Выбрать главу

С тех пор у Тагира и Гульсары появилось необъяснимое чувство, которое побуждало обоих чаще видеться, но подальше от людских глаз. Это не ускользало от наблюдательного Анвара и его всемогущей жены.

…И вдруг в один миг перед Тагиром раскрылась чудовищная тайна стонов и криков, доносившихся из комнаты, куда было запрещено входить кому бы то ни было. Увидев растерянную, измученную Гульсару, Тагир еле удержал себя, чтобы не броситься к ней, что-то остановило его. Очевидно, на юношу подействовало так внезапно проснувшееся и теперь оскорбленное мужское самолюбие. Он и раньше не питал сыновних чувств к родителям, а сейчас юноша сгорал от ненависти к отцу.

Тагир кинулся к двери, откуда только что вышла девушка, и в полосе света увидел потное, краснее лицо отца. Ярость ослепила юношу. Анвар криво улыбнулся, догадавшись, чем так взволнован сын, почему крепко сжимает рукоять кинжала.

— Остынь, сынок, — как ни в чем не бывало сказал отец спокойно, как будто к произошедшему не имел никакого отношения. — Такова воля аллаха. На то и создал он женщину, чтобы она услаждала мужчину. В Коране так и записано… Если сомневаешься, обратись к достопочтенному аксакалу мулле Торгаю, он подтвердит.

Юноша бросился на отца. Но его удержали мощные руки Умбета. Этот сильный, высокий человек был слугой бая Тапиева и часто сопровождал своего хозяина в деловых поездках. Выполнял Умбет и поручения бая Шарденова. Поэтому не случайно исполнителя приказов обоих баев называли слугой двух господ. Его всегда видели с засученными рукавами, словно он в любой миг готов был приняться за угощение или расправиться с неугодным. Сила его, казалось, не имела предела.
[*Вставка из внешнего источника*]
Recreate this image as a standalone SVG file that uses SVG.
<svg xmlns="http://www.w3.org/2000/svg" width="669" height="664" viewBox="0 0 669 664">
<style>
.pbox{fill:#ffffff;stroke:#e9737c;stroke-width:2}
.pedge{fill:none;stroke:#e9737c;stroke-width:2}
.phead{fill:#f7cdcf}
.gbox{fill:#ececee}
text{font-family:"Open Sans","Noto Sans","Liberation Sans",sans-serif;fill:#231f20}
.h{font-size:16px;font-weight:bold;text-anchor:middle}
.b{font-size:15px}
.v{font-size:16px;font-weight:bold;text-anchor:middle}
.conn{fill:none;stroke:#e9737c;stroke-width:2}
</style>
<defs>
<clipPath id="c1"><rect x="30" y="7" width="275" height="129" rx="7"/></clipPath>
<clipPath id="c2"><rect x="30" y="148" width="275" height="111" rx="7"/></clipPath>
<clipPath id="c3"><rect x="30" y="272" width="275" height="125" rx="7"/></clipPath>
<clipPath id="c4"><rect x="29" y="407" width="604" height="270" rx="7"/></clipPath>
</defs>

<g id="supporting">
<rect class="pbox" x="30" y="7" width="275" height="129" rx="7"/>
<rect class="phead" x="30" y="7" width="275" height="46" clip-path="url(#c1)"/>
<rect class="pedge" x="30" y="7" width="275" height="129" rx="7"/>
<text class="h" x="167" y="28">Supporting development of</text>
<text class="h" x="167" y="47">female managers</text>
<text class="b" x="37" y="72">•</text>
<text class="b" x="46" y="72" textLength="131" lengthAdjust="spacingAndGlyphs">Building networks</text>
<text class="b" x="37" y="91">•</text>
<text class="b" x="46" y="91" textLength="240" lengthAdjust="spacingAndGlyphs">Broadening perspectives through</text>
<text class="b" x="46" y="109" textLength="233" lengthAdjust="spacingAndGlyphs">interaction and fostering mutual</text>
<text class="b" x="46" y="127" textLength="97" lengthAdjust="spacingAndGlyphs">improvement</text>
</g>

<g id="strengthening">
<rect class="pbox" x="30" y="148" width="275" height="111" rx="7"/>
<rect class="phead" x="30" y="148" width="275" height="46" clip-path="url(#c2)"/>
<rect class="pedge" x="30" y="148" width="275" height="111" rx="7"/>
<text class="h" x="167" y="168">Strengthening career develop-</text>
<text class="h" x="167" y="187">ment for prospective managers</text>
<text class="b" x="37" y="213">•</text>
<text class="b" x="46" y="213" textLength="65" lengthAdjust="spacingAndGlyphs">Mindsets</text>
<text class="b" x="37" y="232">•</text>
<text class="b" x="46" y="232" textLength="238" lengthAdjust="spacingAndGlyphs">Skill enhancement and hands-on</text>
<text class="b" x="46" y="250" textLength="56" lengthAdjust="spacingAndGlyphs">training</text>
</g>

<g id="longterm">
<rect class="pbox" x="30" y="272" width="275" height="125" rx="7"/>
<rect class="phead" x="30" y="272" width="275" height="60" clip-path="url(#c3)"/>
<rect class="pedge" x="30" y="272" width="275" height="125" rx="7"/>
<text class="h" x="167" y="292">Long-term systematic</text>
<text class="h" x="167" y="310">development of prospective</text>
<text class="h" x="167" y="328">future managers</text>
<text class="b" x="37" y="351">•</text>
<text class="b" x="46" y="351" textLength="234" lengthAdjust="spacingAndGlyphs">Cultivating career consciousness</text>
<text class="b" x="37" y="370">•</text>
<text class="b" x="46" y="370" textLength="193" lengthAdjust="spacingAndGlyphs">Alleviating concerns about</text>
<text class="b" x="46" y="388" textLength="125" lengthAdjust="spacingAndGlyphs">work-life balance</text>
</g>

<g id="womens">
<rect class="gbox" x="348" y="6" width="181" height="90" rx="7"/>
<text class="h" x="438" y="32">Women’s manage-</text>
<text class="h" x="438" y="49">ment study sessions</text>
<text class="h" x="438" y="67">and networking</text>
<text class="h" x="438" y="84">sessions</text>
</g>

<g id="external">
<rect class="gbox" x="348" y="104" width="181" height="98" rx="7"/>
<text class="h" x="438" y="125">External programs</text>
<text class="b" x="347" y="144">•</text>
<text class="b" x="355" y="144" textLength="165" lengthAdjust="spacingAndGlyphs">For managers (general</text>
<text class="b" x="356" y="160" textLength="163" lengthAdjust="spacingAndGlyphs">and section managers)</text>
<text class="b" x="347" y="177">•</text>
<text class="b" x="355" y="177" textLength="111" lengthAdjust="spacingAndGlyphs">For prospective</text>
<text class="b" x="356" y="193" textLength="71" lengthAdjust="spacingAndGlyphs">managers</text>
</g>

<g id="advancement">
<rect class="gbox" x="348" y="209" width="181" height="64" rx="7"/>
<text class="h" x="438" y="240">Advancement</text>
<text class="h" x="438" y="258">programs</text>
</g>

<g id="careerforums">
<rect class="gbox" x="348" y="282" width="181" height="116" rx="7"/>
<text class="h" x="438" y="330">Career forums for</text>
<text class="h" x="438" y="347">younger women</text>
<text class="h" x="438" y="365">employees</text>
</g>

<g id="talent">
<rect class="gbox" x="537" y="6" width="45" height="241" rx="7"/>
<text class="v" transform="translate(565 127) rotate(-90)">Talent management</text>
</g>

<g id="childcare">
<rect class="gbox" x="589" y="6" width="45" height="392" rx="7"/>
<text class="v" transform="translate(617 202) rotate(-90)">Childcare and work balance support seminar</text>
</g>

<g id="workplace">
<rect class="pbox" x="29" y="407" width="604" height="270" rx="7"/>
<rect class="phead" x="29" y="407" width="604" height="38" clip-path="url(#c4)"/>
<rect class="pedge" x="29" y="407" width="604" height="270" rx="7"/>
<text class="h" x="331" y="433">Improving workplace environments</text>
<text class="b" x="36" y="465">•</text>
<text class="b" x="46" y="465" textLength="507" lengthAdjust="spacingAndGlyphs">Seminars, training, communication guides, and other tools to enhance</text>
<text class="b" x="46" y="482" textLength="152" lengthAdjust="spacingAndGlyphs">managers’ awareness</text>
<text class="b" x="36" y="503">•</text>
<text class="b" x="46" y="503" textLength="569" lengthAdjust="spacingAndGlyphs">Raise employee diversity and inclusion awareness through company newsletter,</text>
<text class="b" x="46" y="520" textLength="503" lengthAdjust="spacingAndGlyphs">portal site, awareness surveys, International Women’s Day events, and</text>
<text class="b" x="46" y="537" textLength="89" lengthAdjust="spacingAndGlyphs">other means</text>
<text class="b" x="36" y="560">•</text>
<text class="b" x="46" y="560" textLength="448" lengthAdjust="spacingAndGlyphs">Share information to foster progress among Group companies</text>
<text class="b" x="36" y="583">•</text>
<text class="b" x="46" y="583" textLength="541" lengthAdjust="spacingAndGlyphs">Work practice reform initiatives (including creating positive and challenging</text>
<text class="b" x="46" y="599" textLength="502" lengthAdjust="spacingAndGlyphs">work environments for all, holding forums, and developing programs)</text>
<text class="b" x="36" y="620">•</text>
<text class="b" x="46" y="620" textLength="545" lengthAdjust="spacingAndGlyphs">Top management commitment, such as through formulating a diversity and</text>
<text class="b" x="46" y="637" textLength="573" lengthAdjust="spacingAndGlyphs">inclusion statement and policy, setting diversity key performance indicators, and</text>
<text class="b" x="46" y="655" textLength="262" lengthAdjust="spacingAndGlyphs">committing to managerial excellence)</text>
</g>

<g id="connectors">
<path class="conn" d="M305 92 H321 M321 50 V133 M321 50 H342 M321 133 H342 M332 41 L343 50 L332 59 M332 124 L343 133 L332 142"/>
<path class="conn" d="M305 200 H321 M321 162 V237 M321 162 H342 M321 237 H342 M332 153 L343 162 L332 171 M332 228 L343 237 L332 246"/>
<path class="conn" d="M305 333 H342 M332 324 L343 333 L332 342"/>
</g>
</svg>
Когда Умбет поднимал какую-либо тяжесть, его полное упитанное лицо не выдавало физического напряжения. Лишь иногда можно было увидеть градинки пота на лице, стекавшие из-под платка, который плотно облегал бритую голову Умбета.

— Отделай его, Умбет, — со злобой приказал Анвар, — так, чтобы всю жизнь помнил, как поднимать руку на родного отца.
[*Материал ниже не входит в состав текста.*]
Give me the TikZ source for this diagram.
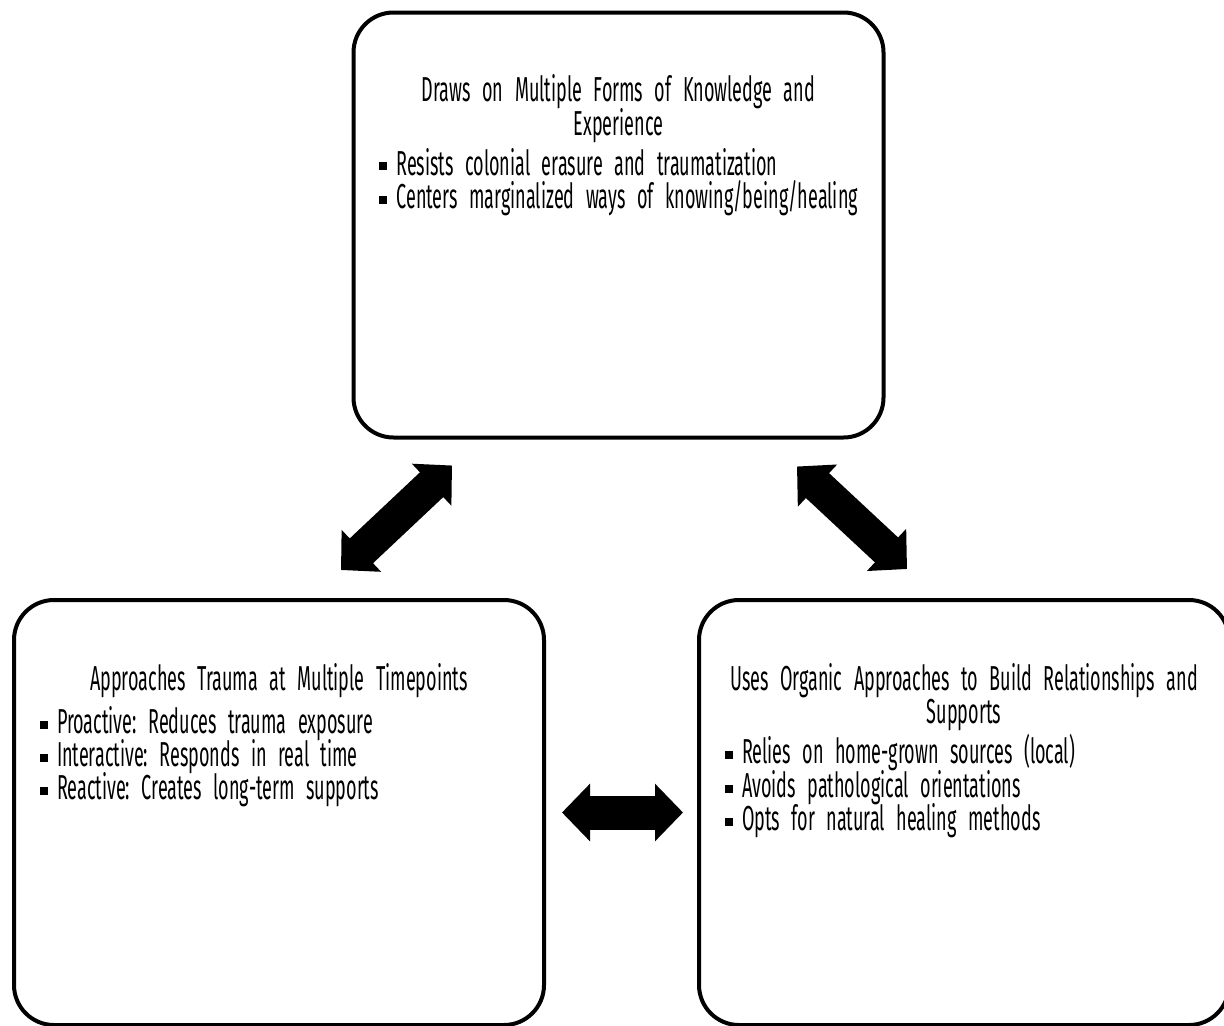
\documentclass[tikz,border=0pt]{standalone}
\usepackage{fontspec}
\setmainfont{Fira Sans}[FakeStretch=0.52]
\usepackage{tikz}
\usetikzlibrary{positioning,arrows.meta}
\tikzset{>=latex}
\newcommand\panelfont{\fontsize{26}{25}\selectfont\frenchspacing
  \spaceskip=4.5pt plus 1pt minus 1pt\relax\lineskiplimit=-20pt\relax}
\tikzstyle{panel}=[draw=black,line width=3pt,rounded corners=30pt,minimum width=397.5pt,minimum height=318.75pt,inner sep=0pt]
\tikzstyle{paneltext}=[text width=359pt,align=center,inner sep=0pt,font=\panelfont]
\tikzstyle{fatarrow}=[line width=25.5pt,{Triangle[length=21pt,width=42pt]}-{Triangle[length=21pt,width=42pt]}]
\newlength\rowwd
\setlength\rowwd{359pt}
\newcommand\ptitle[1]{\makebox[\rowwd]{#1}}
\newcommand\bitem[1]{\makebox[\rowwd][l]{\raisebox{3.6pt}{\rule{6pt}{6pt}}\hspace{7pt}#1}}

\begin{document}
\begin{tikzpicture}[x=0.75pt,y=-0.75pt]
  \useasboundingbox (0,0) rectangle (1224,1025);

  \node[panel] (know) at (618.5,225) {}; % top
  \node[panel] (trauma) at (279,812.5) {};
  \node[panel] (organic) at (964,812.5) {};

  \node[paneltext,below=48pt of know.north] (knowtext)
    {\ptitle{Draws on Multiple Forms of Knowledge and}\\\ptitle{Experience}\\[5pt]
     \bitem{Resists colonial erasure and traumatization}\\
     \bitem{Centers marginalized ways of knowing/being/healing}};
  \node[paneltext,below=49pt of trauma.north] (traumatext)
    {\ptitle{Approaches Trauma at Multiple Timepoints}\\[7pt]
     \bitem{Proactive: Reduces trauma exposure}\\
     \bitem{Interactive: Responds in real time}\\
     \bitem{Reactive: Creates long-term supports}};
  \node[paneltext,below=49pt of organic.north] (organictext)
    {\ptitle{Uses Organic Approaches to Build Relationships and}\\\ptitle{Supports}\\[5pt]
     \bitem{Relies on home-grown sources (local)}\\
     \bitem{Avoids pathological orientations}\\
     \bitem{Opts for natural healing methods}};

  % two-way links
  \draw[fatarrow] ([shift={(100.5,26)}]know.south west) -- ([shift={(329,-28)}]trauma.north west);
  \draw[fatarrow] ([shift={(-88.5,27)}]know.south east) -- ([shift={(210,-29)}]organic.north west);
  \draw[fatarrow] ([xshift=12pt]trauma.east) -- ([xshift=-10.5pt]organic.west);

\end{tikzpicture}
\end{document}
Предательским ударом в живот Умбет свалил юношу. Камча засвистела в воздухе, полосуя крепкое молодое тело беспощадно и зло. Анвар же запер дверь, а ключи отдал своему слуге.

— Прекрати, негодный, — приказал Умбету Анвар, — рад стараться. Помни, что он мой наследник.

Что-то проворчав, Умбет отошел от Тагира, тяжело дыша…

Было это недели три назад. И вот сейчас отец, оставив гостей, сам позвал Тагира в эту потайную каморку. Он с любопытством осматривал крохотную комнатку. Его взгляд выхватывал из полумрака груду одеял и подушек, ковры, пушистые шкуры, медный кумган. Через зарешеченное оконце пробивались бледные лучики света.

— Дети наши не то, что мы, многоуважаемый Торгай-ага, не с таким уже почтением относятся к родителям, — возвратившись к гостям, сказал Анвар, явно взволнованный вниманием хитрого муллы. — Вот и мой Тагир, шалопай, причинил мне боль, но горечь его дерзких слов бессильна отравить мое доброе настроение. Блудник будет наказан, а наша отцовская участь — страдать за непокорных и беспутных сыновей, — пытаясь выиграть время и войти в роль весельчака-хозяина, как можно уверенно и спокойно закончил Анвар.

Его мучила беспокойная мысль, он колебался, рассказать ли своим верным сообщникам о подозрениях, терзающих его, или смолчать пока.

Недоверие к сыну, уличившему его в неблаговидных поступках и готовому в любую минуту отомстить отцу, тревожили его больше всего. Бешенство и злоба душили Анвара, но он был бессилен поправить положение. «Надо поговорить с Дилярой», — решил он, успокаиваясь.

Красивая, чернобровая, коварная, своенравная, выросшая в семье кокандского купца, в юности покорившая сердце Анвара Диляра оказывала на него магическое действие: успокаивала в беде, внушала уверенность, когда колебания и страх терзали молодого джигита. Она, казалось, великодушно прощала его любовные похождения. Он же считал ее колдуньей и боялся завораживающих глаз Диляры, трепетал перед этой женщиной, владеющей, казалось ему, тайнами магии. Не раз молитвами и с помощью трав она спасала его от тяжелых болезней. Оба всячески маскировали истинные чувства друг к другу обходительностью, лживыми признаниями и лестью.